__PROVIDED INFORMATION__
════

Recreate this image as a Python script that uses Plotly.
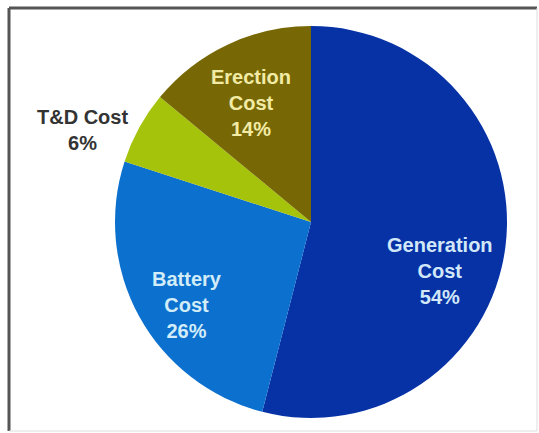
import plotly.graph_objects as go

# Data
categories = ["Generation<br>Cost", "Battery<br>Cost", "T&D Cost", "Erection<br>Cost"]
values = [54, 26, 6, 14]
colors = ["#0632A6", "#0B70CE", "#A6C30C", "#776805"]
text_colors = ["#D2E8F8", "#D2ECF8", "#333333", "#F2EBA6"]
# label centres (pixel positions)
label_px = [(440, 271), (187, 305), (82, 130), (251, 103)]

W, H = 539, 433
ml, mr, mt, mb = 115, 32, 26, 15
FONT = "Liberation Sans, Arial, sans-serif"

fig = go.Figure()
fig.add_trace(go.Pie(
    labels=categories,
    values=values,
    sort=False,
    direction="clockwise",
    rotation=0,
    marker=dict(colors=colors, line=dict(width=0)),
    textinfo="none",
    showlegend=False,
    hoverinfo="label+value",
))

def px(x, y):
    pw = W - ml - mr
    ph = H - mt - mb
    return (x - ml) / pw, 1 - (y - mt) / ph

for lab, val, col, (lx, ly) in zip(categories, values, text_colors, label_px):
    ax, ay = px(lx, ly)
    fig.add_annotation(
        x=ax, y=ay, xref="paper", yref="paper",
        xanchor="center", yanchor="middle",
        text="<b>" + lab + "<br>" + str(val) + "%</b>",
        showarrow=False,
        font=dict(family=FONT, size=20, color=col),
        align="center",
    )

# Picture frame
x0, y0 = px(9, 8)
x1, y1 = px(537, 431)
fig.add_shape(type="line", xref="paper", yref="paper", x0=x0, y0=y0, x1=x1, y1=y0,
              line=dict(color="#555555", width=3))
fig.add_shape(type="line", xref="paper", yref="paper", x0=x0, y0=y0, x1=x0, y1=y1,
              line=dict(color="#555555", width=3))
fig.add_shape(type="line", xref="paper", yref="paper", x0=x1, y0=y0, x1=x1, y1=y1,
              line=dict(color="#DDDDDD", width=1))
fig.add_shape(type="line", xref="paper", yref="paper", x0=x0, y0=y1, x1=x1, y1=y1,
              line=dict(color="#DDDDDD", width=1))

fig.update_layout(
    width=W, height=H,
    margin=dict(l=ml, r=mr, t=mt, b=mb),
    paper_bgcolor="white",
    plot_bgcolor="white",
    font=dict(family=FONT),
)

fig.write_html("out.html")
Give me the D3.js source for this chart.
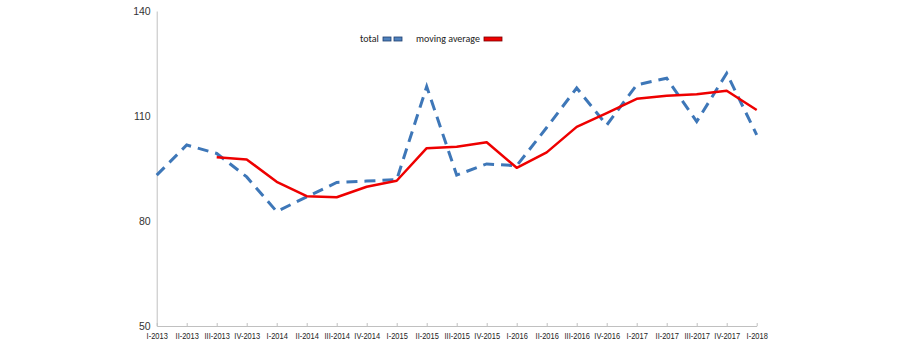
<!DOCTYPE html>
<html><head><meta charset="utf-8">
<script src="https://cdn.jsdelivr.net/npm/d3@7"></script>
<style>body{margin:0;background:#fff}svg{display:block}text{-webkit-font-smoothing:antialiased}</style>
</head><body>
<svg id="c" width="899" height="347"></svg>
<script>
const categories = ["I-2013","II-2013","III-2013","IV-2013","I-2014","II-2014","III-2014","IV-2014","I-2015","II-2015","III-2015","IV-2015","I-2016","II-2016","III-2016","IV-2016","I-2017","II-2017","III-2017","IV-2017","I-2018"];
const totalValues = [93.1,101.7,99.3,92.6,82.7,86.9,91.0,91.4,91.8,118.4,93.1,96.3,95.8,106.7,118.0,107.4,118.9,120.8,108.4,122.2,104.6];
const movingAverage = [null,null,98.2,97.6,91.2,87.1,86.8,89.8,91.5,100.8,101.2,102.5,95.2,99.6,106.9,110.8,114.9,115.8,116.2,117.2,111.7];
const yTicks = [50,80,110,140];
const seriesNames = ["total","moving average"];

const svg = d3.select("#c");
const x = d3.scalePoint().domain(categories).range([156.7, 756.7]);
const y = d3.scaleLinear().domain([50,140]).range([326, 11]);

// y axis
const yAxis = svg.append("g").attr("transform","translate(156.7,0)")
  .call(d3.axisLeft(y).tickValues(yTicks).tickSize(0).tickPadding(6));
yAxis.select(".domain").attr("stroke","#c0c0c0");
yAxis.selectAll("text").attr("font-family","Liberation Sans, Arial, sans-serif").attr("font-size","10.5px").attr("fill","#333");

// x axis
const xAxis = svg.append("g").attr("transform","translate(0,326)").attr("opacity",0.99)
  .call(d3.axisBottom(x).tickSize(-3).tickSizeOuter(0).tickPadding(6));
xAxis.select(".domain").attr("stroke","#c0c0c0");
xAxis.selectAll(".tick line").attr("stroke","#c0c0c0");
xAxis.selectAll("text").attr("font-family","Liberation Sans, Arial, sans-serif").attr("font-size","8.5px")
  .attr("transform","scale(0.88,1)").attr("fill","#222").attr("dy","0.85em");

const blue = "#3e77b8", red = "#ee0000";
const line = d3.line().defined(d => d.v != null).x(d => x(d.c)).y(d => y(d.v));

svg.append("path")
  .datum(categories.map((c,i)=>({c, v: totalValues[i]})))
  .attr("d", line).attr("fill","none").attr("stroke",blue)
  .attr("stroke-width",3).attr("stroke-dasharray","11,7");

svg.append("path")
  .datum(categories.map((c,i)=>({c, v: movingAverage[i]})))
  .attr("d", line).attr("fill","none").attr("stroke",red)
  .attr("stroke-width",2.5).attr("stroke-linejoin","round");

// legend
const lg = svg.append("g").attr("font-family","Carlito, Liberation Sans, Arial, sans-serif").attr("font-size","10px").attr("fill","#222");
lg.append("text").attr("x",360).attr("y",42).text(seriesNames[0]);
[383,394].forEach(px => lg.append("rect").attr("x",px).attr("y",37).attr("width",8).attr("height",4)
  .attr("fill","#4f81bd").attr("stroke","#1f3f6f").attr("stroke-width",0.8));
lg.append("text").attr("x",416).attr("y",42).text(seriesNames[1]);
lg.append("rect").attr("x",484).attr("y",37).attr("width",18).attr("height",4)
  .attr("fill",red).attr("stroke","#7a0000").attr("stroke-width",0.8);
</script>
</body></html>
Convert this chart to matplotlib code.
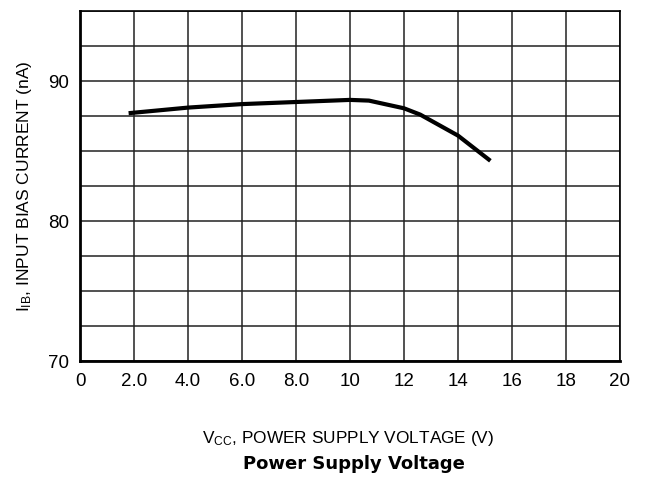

════

__GIVEN REQUEST__
Every record must be copied exactly, with images dropped from the result.

__WORKED SOLUTION__
Recreate this image as a Python script that uses Plotly.
import plotly.graph_objects as go

# Data
categories = ["Generation<br>Cost", "Battery<br>Cost", "T&D Cost", "Erection<br>Cost"]
values = [54, 26, 6, 14]
colors = ["#0632A6", "#0B70CE", "#A6C30C", "#776805"]
text_colors = ["#D2E8F8", "#D2ECF8", "#333333", "#F2EBA6"]
# label centres (pixel positions)
label_px = [(440, 271), (187, 305), (82, 130), (251, 103)]

W, H = 539, 433
ml, mr, mt, mb = 115, 32, 26, 15
FONT = "Liberation Sans, Arial, sans-serif"

fig = go.Figure()
fig.add_trace(go.Pie(
    labels=categories,
    values=values,
    sort=False,
    direction="clockwise",
    rotation=0,
    marker=dict(colors=colors, line=dict(width=0)),
    textinfo="none",
    showlegend=False,
    hoverinfo="label+value",
))

def px(x, y):
    pw = W - ml - mr
    ph = H - mt - mb
    return (x - ml) / pw, 1 - (y - mt) / ph

for lab, val, col, (lx, ly) in zip(categories, values, text_colors, label_px):
    ax, ay = px(lx, ly)
    fig.add_annotation(
        x=ax, y=ay, xref="paper", yref="paper",
        xanchor="center", yanchor="middle",
        text="<b>" + lab + "<br>" + str(val) + "%</b>",
        showarrow=False,
        font=dict(family=FONT, size=20, color=col),
        align="center",
    )

# Picture frame
x0, y0 = px(9, 8)
x1, y1 = px(537, 431)
fig.add_shape(type="line", xref="paper", yref="paper", x0=x0, y0=y0, x1=x1, y1=y0,
              line=dict(color="#555555", width=3))
fig.add_shape(type="line", xref="paper", yref="paper", x0=x0, y0=y0, x1=x0, y1=y1,
              line=dict(color="#555555", width=3))
fig.add_shape(type="line", xref="paper", yref="paper", x0=x1, y0=y0, x1=x1, y1=y1,
              line=dict(color="#DDDDDD", width=1))
fig.add_shape(type="line", xref="paper", yref="paper", x0=x0, y0=y1, x1=x1, y1=y1,
              line=dict(color="#DDDDDD", width=1))

fig.update_layout(
    width=W, height=H,
    margin=dict(l=ml, r=mr, t=mt, b=mb),
    paper_bgcolor="white",
    plot_bgcolor="white",
    font=dict(family=FONT),
)

fig.write_html("out.html")
Give me the D3.js source for this chart.
<!DOCTYPE html>
<html><head><meta charset="utf-8">
<script src="https://cdn.jsdelivr.net/npm/d3@7"></script>
<style>body{margin:0;background:#fff}svg{display:block}text{-webkit-font-smoothing:antialiased}</style>
</head><body>
<svg id="c" width="899" height="347"></svg>
<script>
const categories = ["I-2013","II-2013","III-2013","IV-2013","I-2014","II-2014","III-2014","IV-2014","I-2015","II-2015","III-2015","IV-2015","I-2016","II-2016","III-2016","IV-2016","I-2017","II-2017","III-2017","IV-2017","I-2018"];
const totalValues = [93.1,101.7,99.3,92.6,82.7,86.9,91.0,91.4,91.8,118.4,93.1,96.3,95.8,106.7,118.0,107.4,118.9,120.8,108.4,122.2,104.6];
const movingAverage = [null,null,98.2,97.6,91.2,87.1,86.8,89.8,91.5,100.8,101.2,102.5,95.2,99.6,106.9,110.8,114.9,115.8,116.2,117.2,111.7];
const yTicks = [50,80,110,140];
const seriesNames = ["total","moving average"];

const svg = d3.select("#c");
const x = d3.scalePoint().domain(categories).range([156.7, 756.7]);
const y = d3.scaleLinear().domain([50,140]).range([326, 11]);

// y axis
const yAxis = svg.append("g").attr("transform","translate(156.7,0)")
  .call(d3.axisLeft(y).tickValues(yTicks).tickSize(0).tickPadding(6));
yAxis.select(".domain").attr("stroke","#c0c0c0");
yAxis.selectAll("text").attr("font-family","Liberation Sans, Arial, sans-serif").attr("font-size","10.5px").attr("fill","#333");

// x axis
const xAxis = svg.append("g").attr("transform","translate(0,326)").attr("opacity",0.99)
  .call(d3.axisBottom(x).tickSize(-3).tickSizeOuter(0).tickPadding(6));
xAxis.select(".domain").attr("stroke","#c0c0c0");
xAxis.selectAll(".tick line").attr("stroke","#c0c0c0");
xAxis.selectAll("text").attr("font-family","Liberation Sans, Arial, sans-serif").attr("font-size","8.5px")
  .attr("transform","scale(0.88,1)").attr("fill","#222").attr("dy","0.85em");

const blue = "#3e77b8", red = "#ee0000";
const line = d3.line().defined(d => d.v != null).x(d => x(d.c)).y(d => y(d.v));

svg.append("path")
  .datum(categories.map((c,i)=>({c, v: totalValues[i]})))
  .attr("d", line).attr("fill","none").attr("stroke",blue)
  .attr("stroke-width",3).attr("stroke-dasharray","11,7");

svg.append("path")
  .datum(categories.map((c,i)=>({c, v: movingAverage[i]})))
  .attr("d", line).attr("fill","none").attr("stroke",red)
  .attr("stroke-width",2.5).attr("stroke-linejoin","round");

// legend
const lg = svg.append("g").attr("font-family","Carlito, Liberation Sans, Arial, sans-serif").attr("font-size","10px").attr("fill","#222");
lg.append("text").attr("x",360).attr("y",42).text(seriesNames[0]);
[383,394].forEach(px => lg.append("rect").attr("x",px).attr("y",37).attr("width",8).attr("height",4)
  .attr("fill","#4f81bd").attr("stroke","#1f3f6f").attr("stroke-width",0.8));
lg.append("text").attr("x",416).attr("y",42).text(seriesNames[1]);
lg.append("rect").attr("x",484).attr("y",37).attr("width",18).attr("height",4)
  .attr("fill",red).attr("stroke","#7a0000").attr("stroke-width",0.8);
</script>
</body></html>
Convert this chart to matplotlib code.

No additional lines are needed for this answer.